La obsesión por definir

 El hombre no es el creador de sí mismo, ni del mundo, ni de Dios. Es inteligente, pero no omnisciente. Puede comprenderse y comprender, pero no necesariamente comprehender. Es curiosa la obsesión del hombre contemporáneo por definir. Definir, según el diccionario, es Fijar con claridad, exactitud y precisión el significado de una palabra o la naturaleza de una persona o cosa. Es un desideratum, pues hay objetos más fácilmente definibles que otros. Definir, etimológicamente, equivale a delimitar, establecer los límites. Pero las fronteras no son siempre geométricas.

La obsesión por definir es lo propio de un sujeto que quiere dominar el objeto. Conocer el objeto, dominar el objeto, eliminar el objeto, subsumiéndolo dentro del propio sujeto. Son modos distintos de acercarse a la realidad.

O se pretende dominar el objeto o, si como suele suceder, ese dominio exacto es imposible, se postula un relativismo subjetivista donde toda apreciación vale. Ya se sabe que si todo vale, nada vale.

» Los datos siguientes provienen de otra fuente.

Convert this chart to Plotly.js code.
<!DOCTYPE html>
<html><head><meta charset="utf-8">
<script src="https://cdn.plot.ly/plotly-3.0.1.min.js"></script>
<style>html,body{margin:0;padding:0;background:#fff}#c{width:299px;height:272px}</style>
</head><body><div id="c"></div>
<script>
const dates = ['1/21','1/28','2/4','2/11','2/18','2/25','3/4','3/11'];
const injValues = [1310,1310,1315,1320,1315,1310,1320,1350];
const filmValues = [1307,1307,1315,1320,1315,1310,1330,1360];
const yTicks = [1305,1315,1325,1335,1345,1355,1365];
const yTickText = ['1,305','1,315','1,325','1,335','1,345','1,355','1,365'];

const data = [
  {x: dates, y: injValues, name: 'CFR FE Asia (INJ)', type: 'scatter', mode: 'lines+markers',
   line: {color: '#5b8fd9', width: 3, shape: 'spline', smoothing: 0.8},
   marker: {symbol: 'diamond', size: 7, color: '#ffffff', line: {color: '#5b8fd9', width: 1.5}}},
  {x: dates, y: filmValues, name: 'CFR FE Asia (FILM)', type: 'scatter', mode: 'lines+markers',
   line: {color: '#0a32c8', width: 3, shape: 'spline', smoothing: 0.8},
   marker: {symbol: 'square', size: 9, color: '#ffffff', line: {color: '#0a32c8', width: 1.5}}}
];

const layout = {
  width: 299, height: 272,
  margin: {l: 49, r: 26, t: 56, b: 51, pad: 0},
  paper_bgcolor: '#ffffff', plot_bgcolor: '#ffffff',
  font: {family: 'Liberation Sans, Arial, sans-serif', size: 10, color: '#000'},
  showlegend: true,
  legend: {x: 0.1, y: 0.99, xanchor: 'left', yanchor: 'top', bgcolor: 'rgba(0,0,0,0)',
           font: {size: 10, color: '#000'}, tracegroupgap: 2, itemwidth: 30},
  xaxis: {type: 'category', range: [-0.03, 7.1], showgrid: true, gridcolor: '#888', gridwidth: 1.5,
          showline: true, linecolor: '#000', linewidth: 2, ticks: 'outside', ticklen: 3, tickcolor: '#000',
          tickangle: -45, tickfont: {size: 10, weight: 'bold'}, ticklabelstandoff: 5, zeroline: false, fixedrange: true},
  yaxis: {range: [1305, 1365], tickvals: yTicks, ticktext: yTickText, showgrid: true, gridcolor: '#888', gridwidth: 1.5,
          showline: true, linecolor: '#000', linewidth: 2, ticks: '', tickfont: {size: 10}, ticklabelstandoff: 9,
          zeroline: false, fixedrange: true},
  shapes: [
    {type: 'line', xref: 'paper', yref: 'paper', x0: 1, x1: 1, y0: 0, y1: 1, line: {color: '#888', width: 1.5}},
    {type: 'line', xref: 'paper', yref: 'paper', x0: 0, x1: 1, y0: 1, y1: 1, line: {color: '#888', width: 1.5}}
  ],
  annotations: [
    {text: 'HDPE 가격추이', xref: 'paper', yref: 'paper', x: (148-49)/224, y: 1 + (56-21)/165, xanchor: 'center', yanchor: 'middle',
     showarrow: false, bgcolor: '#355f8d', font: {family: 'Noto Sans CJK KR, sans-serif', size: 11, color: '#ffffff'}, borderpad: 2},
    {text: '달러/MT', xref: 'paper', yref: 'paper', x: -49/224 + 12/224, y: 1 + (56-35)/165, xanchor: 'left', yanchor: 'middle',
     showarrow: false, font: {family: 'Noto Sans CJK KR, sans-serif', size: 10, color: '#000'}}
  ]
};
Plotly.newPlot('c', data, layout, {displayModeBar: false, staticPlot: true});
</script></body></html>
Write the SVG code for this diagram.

Se patina de continuo porque se pretende analizar el reino de la libertad con categorías pertinentes para el reino de la necesidad. Es la piedra en que continuamente tropieza el hombre contemporáneo. Fascinado por las ciencias exactas y experimentales, quiere juzgar las ciencias humanas: filosofía, literatura, arte, etcétera, con la metodología propia de aquellas ciencias. Lo vio muy bien Etienne Gilson en La unidad de la experiencia filosófica.

"No encontramos una definición satisfactoria de literatura, exacta, que dé cuenta cabalmente del fenómeno literario". ¿Y qué necesidad hay de una definición así? ¿Acaso la literatura es un polígono o un puente de cemento armado o un planeta que describe determinada órbita? Se trata de aproximarse al fenómeno literario, no de encerrarlo en una ecuación.

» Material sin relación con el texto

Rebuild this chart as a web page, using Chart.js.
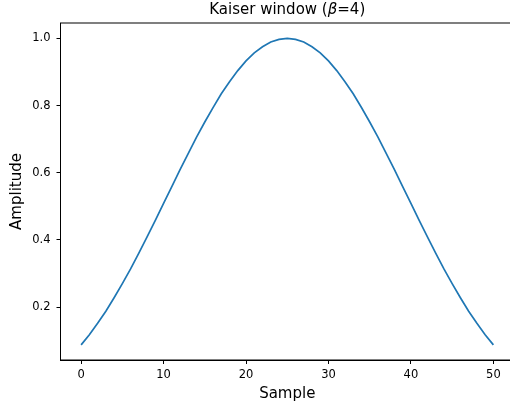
<!DOCTYPE html>
<html>
<head>
<meta charset="utf-8">
<script src="https://cdn.jsdelivr.net/npm/chart.js@4/dist/chart.umd.min.js"></script>
<style>
  html, body { margin: 0; padding: 0; background: #fff; overflow: hidden; }
  #kaiserChart { display: block; }
</style>
</head>
<body>
<canvas id="kaiserChart" width="514" height="407"></canvas>
<script>
// Sample index 0..50
const samples = [
    0, 1, 2, 3, 4, 5, 6, 7, 8, 9,
    10, 11, 12, 13, 14, 15, 16, 17, 18, 19,
    20, 21, 22, 23, 24, 25, 26, 27, 28, 29,
    30, 31, 32, 33, 34, 35, 36, 37, 38, 39,
    40, 41, 42, 43, 44, 45, 46, 47, 48, 49, 50
]

// Window amplitude
const amplitude = [
    0.088, 0.118, 0.152, 0.188, 0.228, 0.270, 0.314, 0.361, 0.409, 0.458,
    0.509, 0.559, 0.609, 0.658, 0.706, 0.751, 0.794, 0.835, 0.871, 0.904,
    0.933, 0.957, 0.975, 0.989, 0.997, 1.000, 0.997, 0.989, 0.975, 0.957,
    0.933, 0.904, 0.871, 0.835, 0.794, 0.751, 0.706, 0.658, 0.609, 0.559,
    0.509, 0.458, 0.409, 0.361, 0.314, 0.270, 0.228, 0.188, 0.152, 0.118, 0.088
]

const xTicks = [0, 10, 20, 30, 40, 50]
const yTicks = [0.2, 0.4, 0.6, 0.8, 1.0]

const FONT = 'DejaVu Sans'

// Title with italic beta, plus the frame (top/right spines)
const titleAndFrame = {
    id: 'titleAndFrame',
    afterDraw(chart) {
        const { ctx, chartArea } = chart
        ctx.save()
        ctx.strokeStyle = '#000'
        ctx.lineWidth = 1
        ctx.strokeRect(chartArea.left, chartArea.top, chartArea.right - chartArea.left, chartArea.bottom - chartArea.top)

        const parts = [
            { text: 'Kaiser window (', font: `15px "${FONT}"` },
            { text: 'β', font: `italic 15px "${FONT}"` },
            { text: '=4)', font: `15px "${FONT}"` }
        ]
        let total = 0
        parts.forEach(p => {
            ctx.font = p.font
            p.w = ctx.measureText(p.text).width
            total += p.w
        })
        let x = (chartArea.left + chartArea.right) / 2 - total / 2
        ctx.fillStyle = '#000'
        ctx.textBaseline = 'middle'
        ctx.textAlign = 'left'
        parts.forEach(p => {
            ctx.font = p.font
            ctx.fillText(p.text, x, 10)
            x += p.w
        })
        ctx.restore()
    }
}

const ctx = document.getElementById('kaiserChart').getContext('2d')
new Chart(ctx, {
    type: 'line',
    data: {
        datasets: [{
            data: samples.map((s, i) => ({ x: s, y: amplitude[i] })),
            borderColor: '#1f77b4',
            borderWidth: 1.7,
            pointRadius: 0,
            tension: 0,
            fill: false
        }]
    },
    options: {
        responsive: false,
        animation: false,
        layout: { padding: { top: 23, left: 0, right: 0, bottom: 0 } },
        plugins: {
            legend: { display: false },
            title: { display: false },
            tooltip: { enabled: false }
        },
        scales: {
            x: {
                type: 'linear',
                min: -2.5,
                max: 52.5,
                afterFit: scale => { scale.height = 47 },
                afterBuildTicks: scale => { scale.ticks = xTicks.map(v => ({ value: v })) },
                grid: { drawOnChartArea: false, drawTicks: true, tickLength: 4, color: '#000' },
                border: { display: true, color: '#000', width: 1 },
                ticks: {
                    color: '#000',
                    font: { family: FONT, size: 11.5 },
                    padding: 4,
                    maxRotation: 0,
                    callback: v => String(v)
                },
                title: {
                    display: true,
                    text: 'Sample',
                    color: '#000',
                    font: { family: FONT, size: 15 },
                    padding: { top: 0, bottom: 4 }
                }
            },
            y: {
                type: 'linear',
                min: 0.0429,
                max: 1.0456,
                afterFit: scale => { scale.width = 60.5 },
                afterBuildTicks: scale => { scale.ticks = yTicks.map(v => ({ value: v })) },
                grid: { drawOnChartArea: false, drawTicks: true, tickLength: 4, color: '#000' },
                border: { display: true, color: '#000', width: 1 },
                ticks: {
                    color: '#000',
                    font: { family: FONT, size: 11.5 },
                    padding: 6,
                    callback: v => v.toFixed(1)
                },
                title: {
                    display: true,
                    text: 'Amplitude',
                    color: '#000',
                    font: { family: FONT, size: 15 },
                    padding: { top: 8, bottom: 0 }
                }
            }
        }
    },
    plugins: [titleAndFrame]
})
</script>
</body>
</html>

Es el sujeto que se siente centro del mundo. Se fustiga el eurocentrismo. Más valdría fustigar el egocentrismo. Es más peligroso el ego que Europa. Dios, el mundo y el hombre son misteriosos, no exactos. Las calculadoras y los tubos de ensayo ayudan a comprender el mundo, muy escasamente a Dios y al hombre. Conocer es percibir aspectos de la realidad, no toda la realidad. 

El académico contemporáneo en lugar de mirar la luna mira obsesivamente el dedo que la señala. ¿Podrá mi dedo señalar la luna? ¿Qué es mi dedo? ¿Es posible que mi dedo señale? ¿Existe la luna? ¿Podemos hablar de la luna? Junto a esa parálisis gnoseológica, asiente sumisamente a postulados fuertemente dogmáticos e indemostrados como los marxistas o freudianos. Es la paradoja de vivir como escéptico y dogmático a un tiempo. Se ignora la prudencia, virtud capaz de distinguir el más y el menos, lo dudoso de lo verdadero, lo necesario de lo discutible.

La parálisis cognoscitiva es una situación incómoda. Finalmente tenemos ansia de verdad, y si no sabemos discernir personalmente el grano de la paja, aceptamos las modas colectivas, ordenadas por los gurús del momento. Ahorra pensar. Si ahora toca realizar estudios de género y poscoloniales, no se hable más, no se piense más.